• **Short task**: Write out the material again word for word, dropping any images it holds.
-------- Material --------
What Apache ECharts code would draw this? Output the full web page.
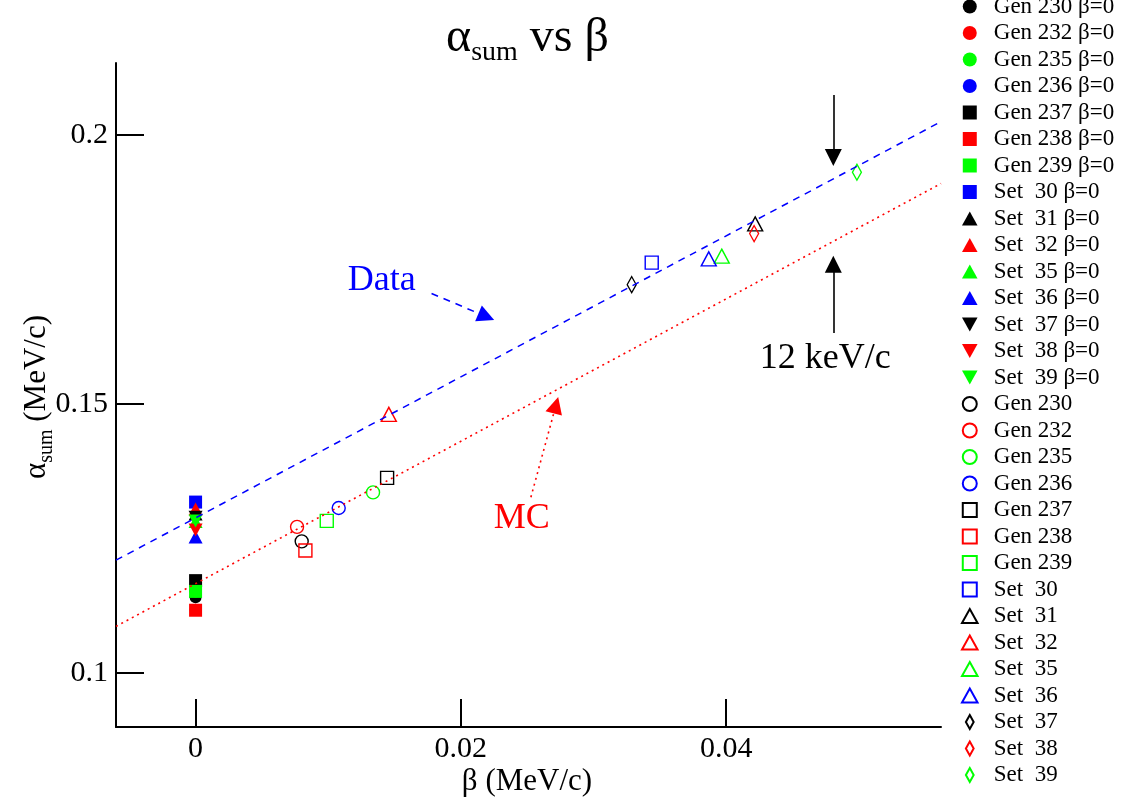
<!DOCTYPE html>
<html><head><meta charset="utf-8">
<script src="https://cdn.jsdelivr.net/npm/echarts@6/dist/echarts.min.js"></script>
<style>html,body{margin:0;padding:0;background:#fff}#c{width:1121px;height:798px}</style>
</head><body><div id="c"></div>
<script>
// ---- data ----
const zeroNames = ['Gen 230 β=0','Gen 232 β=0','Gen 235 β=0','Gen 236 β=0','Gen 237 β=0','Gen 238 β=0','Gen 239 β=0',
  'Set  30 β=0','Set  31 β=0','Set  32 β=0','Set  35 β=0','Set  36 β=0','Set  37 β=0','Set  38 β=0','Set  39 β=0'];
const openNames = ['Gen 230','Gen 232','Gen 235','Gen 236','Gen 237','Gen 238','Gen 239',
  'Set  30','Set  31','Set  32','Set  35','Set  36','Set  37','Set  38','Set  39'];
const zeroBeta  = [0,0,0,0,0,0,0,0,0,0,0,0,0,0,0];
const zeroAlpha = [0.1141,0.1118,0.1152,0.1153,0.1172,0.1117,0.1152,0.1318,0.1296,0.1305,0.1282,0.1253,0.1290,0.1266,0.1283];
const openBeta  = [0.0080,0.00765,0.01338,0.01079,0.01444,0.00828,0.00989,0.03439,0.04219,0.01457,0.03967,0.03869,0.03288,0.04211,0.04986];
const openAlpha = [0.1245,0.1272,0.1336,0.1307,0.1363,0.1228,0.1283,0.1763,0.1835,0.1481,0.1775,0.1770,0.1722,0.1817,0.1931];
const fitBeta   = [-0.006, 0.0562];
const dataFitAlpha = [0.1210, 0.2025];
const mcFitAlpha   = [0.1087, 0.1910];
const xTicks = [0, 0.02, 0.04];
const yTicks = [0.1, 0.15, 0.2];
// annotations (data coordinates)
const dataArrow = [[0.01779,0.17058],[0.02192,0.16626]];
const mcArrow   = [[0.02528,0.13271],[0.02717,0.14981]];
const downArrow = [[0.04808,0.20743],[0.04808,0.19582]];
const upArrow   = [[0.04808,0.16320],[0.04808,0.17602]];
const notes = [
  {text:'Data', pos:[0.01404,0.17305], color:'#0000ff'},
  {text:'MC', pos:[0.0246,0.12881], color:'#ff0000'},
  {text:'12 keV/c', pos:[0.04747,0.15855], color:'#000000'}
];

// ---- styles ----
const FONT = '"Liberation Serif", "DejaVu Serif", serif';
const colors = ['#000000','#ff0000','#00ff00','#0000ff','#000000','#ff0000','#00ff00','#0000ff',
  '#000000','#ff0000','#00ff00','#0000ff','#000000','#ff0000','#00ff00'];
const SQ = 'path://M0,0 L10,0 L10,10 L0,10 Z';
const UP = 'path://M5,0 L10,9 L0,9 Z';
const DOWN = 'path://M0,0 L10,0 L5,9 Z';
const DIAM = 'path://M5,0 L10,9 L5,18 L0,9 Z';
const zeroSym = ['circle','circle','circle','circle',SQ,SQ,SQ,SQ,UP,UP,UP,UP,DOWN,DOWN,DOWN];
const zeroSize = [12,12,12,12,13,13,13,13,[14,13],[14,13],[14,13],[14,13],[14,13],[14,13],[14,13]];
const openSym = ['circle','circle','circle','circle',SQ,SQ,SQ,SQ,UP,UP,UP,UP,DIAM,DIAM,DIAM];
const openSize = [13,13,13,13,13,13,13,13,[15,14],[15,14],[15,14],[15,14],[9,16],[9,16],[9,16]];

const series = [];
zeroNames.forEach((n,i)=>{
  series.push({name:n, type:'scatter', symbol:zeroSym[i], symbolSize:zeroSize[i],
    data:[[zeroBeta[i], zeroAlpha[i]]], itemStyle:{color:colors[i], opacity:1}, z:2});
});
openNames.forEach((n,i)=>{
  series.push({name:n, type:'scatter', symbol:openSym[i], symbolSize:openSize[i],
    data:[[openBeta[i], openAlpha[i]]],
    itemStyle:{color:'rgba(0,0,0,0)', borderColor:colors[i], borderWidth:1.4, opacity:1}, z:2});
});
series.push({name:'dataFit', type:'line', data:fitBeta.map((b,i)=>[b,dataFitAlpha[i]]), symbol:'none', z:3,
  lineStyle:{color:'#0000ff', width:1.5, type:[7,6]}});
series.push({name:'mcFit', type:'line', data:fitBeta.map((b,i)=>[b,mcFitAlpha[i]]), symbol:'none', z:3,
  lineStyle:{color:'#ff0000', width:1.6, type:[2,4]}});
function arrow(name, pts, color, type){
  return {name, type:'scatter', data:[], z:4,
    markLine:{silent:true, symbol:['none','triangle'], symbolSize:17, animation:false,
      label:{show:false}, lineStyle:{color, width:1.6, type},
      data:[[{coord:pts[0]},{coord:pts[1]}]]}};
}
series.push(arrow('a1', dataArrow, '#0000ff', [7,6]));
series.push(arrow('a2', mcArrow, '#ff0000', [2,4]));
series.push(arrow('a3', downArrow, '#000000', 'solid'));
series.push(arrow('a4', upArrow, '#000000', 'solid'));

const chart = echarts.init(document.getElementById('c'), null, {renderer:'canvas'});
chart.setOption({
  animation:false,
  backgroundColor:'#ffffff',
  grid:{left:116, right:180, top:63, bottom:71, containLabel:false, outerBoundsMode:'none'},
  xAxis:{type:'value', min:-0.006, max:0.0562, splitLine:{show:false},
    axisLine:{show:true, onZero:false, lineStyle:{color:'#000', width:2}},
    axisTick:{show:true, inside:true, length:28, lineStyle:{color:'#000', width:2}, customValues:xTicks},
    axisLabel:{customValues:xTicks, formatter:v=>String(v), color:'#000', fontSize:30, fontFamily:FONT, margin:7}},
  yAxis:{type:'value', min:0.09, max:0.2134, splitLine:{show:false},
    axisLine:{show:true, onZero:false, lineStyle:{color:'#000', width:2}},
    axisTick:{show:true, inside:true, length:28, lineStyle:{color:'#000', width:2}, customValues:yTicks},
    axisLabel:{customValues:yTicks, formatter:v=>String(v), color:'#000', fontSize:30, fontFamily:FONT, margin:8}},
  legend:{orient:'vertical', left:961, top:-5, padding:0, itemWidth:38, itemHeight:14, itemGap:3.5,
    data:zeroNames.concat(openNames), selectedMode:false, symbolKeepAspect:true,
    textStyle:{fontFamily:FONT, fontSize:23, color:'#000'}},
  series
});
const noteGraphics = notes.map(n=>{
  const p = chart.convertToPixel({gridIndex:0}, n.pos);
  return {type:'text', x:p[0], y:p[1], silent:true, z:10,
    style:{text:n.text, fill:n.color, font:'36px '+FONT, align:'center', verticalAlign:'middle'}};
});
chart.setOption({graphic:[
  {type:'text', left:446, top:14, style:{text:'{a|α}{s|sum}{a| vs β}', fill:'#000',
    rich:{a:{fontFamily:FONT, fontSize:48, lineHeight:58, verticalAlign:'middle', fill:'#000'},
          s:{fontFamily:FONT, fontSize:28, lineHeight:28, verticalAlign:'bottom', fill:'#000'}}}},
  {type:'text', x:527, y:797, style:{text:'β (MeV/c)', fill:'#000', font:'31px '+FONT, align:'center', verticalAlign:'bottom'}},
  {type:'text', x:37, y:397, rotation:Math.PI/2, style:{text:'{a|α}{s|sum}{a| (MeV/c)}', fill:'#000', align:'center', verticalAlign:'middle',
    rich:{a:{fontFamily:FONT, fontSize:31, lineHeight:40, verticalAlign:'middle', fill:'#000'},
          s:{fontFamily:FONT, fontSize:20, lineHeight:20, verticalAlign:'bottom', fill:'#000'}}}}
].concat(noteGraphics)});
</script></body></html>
--------
• **Correct output**:
What Apache ECharts code would draw this? Output the full web page.
<!DOCTYPE html>
<html><head><meta charset="utf-8">
<script src="https://cdn.jsdelivr.net/npm/echarts@6/dist/echarts.min.js"></script>
<style>html,body{margin:0;padding:0;background:#fff}#c{width:1121px;height:798px}</style>
</head><body><div id="c"></div>
<script>
// ---- data ----
const zeroNames = ['Gen 230 β=0','Gen 232 β=0','Gen 235 β=0','Gen 236 β=0','Gen 237 β=0','Gen 238 β=0','Gen 239 β=0',
  'Set  30 β=0','Set  31 β=0','Set  32 β=0','Set  35 β=0','Set  36 β=0','Set  37 β=0','Set  38 β=0','Set  39 β=0'];
const openNames = ['Gen 230','Gen 232','Gen 235','Gen 236','Gen 237','Gen 238','Gen 239',
  'Set  30','Set  31','Set  32','Set  35','Set  36','Set  37','Set  38','Set  39'];
const zeroBeta  = [0,0,0,0,0,0,0,0,0,0,0,0,0,0,0];
const zeroAlpha = [0.1141,0.1118,0.1152,0.1153,0.1172,0.1117,0.1152,0.1318,0.1296,0.1305,0.1282,0.1253,0.1290,0.1266,0.1283];
const openBeta  = [0.0080,0.00765,0.01338,0.01079,0.01444,0.00828,0.00989,0.03439,0.04219,0.01457,0.03967,0.03869,0.03288,0.04211,0.04986];
const openAlpha = [0.1245,0.1272,0.1336,0.1307,0.1363,0.1228,0.1283,0.1763,0.1835,0.1481,0.1775,0.1770,0.1722,0.1817,0.1931];
const fitBeta   = [-0.006, 0.0562];
const dataFitAlpha = [0.1210, 0.2025];
const mcFitAlpha   = [0.1087, 0.1910];
const xTicks = [0, 0.02, 0.04];
const yTicks = [0.1, 0.15, 0.2];
// annotations (data coordinates)
const dataArrow = [[0.01779,0.17058],[0.02192,0.16626]];
const mcArrow   = [[0.02528,0.13271],[0.02717,0.14981]];
const downArrow = [[0.04808,0.20743],[0.04808,0.19582]];
const upArrow   = [[0.04808,0.16320],[0.04808,0.17602]];
const notes = [
  {text:'Data', pos:[0.01404,0.17305], color:'#0000ff'},
  {text:'MC', pos:[0.0246,0.12881], color:'#ff0000'},
  {text:'12 keV/c', pos:[0.04747,0.15855], color:'#000000'}
];

// ---- styles ----
const FONT = '"Liberation Serif", "DejaVu Serif", serif';
const colors = ['#000000','#ff0000','#00ff00','#0000ff','#000000','#ff0000','#00ff00','#0000ff',
  '#000000','#ff0000','#00ff00','#0000ff','#000000','#ff0000','#00ff00'];
const SQ = 'path://M0,0 L10,0 L10,10 L0,10 Z';
const UP = 'path://M5,0 L10,9 L0,9 Z';
const DOWN = 'path://M0,0 L10,0 L5,9 Z';
const DIAM = 'path://M5,0 L10,9 L5,18 L0,9 Z';
const zeroSym = ['circle','circle','circle','circle',SQ,SQ,SQ,SQ,UP,UP,UP,UP,DOWN,DOWN,DOWN];
const zeroSize = [12,12,12,12,13,13,13,13,[14,13],[14,13],[14,13],[14,13],[14,13],[14,13],[14,13]];
const openSym = ['circle','circle','circle','circle',SQ,SQ,SQ,SQ,UP,UP,UP,UP,DIAM,DIAM,DIAM];
const openSize = [13,13,13,13,13,13,13,13,[15,14],[15,14],[15,14],[15,14],[9,16],[9,16],[9,16]];

const series = [];
zeroNames.forEach((n,i)=>{
  series.push({name:n, type:'scatter', symbol:zeroSym[i], symbolSize:zeroSize[i],
    data:[[zeroBeta[i], zeroAlpha[i]]], itemStyle:{color:colors[i], opacity:1}, z:2});
});
openNames.forEach((n,i)=>{
  series.push({name:n, type:'scatter', symbol:openSym[i], symbolSize:openSize[i],
    data:[[openBeta[i], openAlpha[i]]],
    itemStyle:{color:'rgba(0,0,0,0)', borderColor:colors[i], borderWidth:1.4, opacity:1}, z:2});
});
series.push({name:'dataFit', type:'line', data:fitBeta.map((b,i)=>[b,dataFitAlpha[i]]), symbol:'none', z:3,
  lineStyle:{color:'#0000ff', width:1.5, type:[7,6]}});
series.push({name:'mcFit', type:'line', data:fitBeta.map((b,i)=>[b,mcFitAlpha[i]]), symbol:'none', z:3,
  lineStyle:{color:'#ff0000', width:1.6, type:[2,4]}});
function arrow(name, pts, color, type){
  return {name, type:'scatter', data:[], z:4,
    markLine:{silent:true, symbol:['none','triangle'], symbolSize:17, animation:false,
      label:{show:false}, lineStyle:{color, width:1.6, type},
      data:[[{coord:pts[0]},{coord:pts[1]}]]}};
}
series.push(arrow('a1', dataArrow, '#0000ff', [7,6]));
series.push(arrow('a2', mcArrow, '#ff0000', [2,4]));
series.push(arrow('a3', downArrow, '#000000', 'solid'));
series.push(arrow('a4', upArrow, '#000000', 'solid'));

const chart = echarts.init(document.getElementById('c'), null, {renderer:'canvas'});
chart.setOption({
  animation:false,
  backgroundColor:'#ffffff',
  grid:{left:116, right:180, top:63, bottom:71, containLabel:false, outerBoundsMode:'none'},
  xAxis:{type:'value', min:-0.006, max:0.0562, splitLine:{show:false},
    axisLine:{show:true, onZero:false, lineStyle:{color:'#000', width:2}},
    axisTick:{show:true, inside:true, length:28, lineStyle:{color:'#000', width:2}, customValues:xTicks},
    axisLabel:{customValues:xTicks, formatter:v=>String(v), color:'#000', fontSize:30, fontFamily:FONT, margin:7}},
  yAxis:{type:'value', min:0.09, max:0.2134, splitLine:{show:false},
    axisLine:{show:true, onZero:false, lineStyle:{color:'#000', width:2}},
    axisTick:{show:true, inside:true, length:28, lineStyle:{color:'#000', width:2}, customValues:yTicks},
    axisLabel:{customValues:yTicks, formatter:v=>String(v), color:'#000', fontSize:30, fontFamily:FONT, margin:8}},
  legend:{orient:'vertical', left:961, top:-5, padding:0, itemWidth:38, itemHeight:14, itemGap:3.5,
    data:zeroNames.concat(openNames), selectedMode:false, symbolKeepAspect:true,
    textStyle:{fontFamily:FONT, fontSize:23, color:'#000'}},
  series
});
const noteGraphics = notes.map(n=>{
  const p = chart.convertToPixel({gridIndex:0}, n.pos);
  return {type:'text', x:p[0], y:p[1], silent:true, z:10,
    style:{text:n.text, fill:n.color, font:'36px '+FONT, align:'center', verticalAlign:'middle'}};
});
chart.setOption({graphic:[
  {type:'text', left:446, top:14, style:{text:'{a|α}{s|sum}{a| vs β}', fill:'#000',
    rich:{a:{fontFamily:FONT, fontSize:48, lineHeight:58, verticalAlign:'middle', fill:'#000'},
          s:{fontFamily:FONT, fontSize:28, lineHeight:28, verticalAlign:'bottom', fill:'#000'}}}},
  {type:'text', x:527, y:797, style:{text:'β (MeV/c)', fill:'#000', font:'31px '+FONT, align:'center', verticalAlign:'bottom'}},
  {type:'text', x:37, y:397, rotation:Math.PI/2, style:{text:'{a|α}{s|sum}{a| (MeV/c)}', fill:'#000', align:'center', verticalAlign:'middle',
    rich:{a:{fontFamily:FONT, fontSize:31, lineHeight:40, verticalAlign:'middle', fill:'#000'},
          s:{fontFamily:FONT, fontSize:20, lineHeight:20, verticalAlign:'bottom', fill:'#000'}}}}
].concat(noteGraphics)});
</script></body></html>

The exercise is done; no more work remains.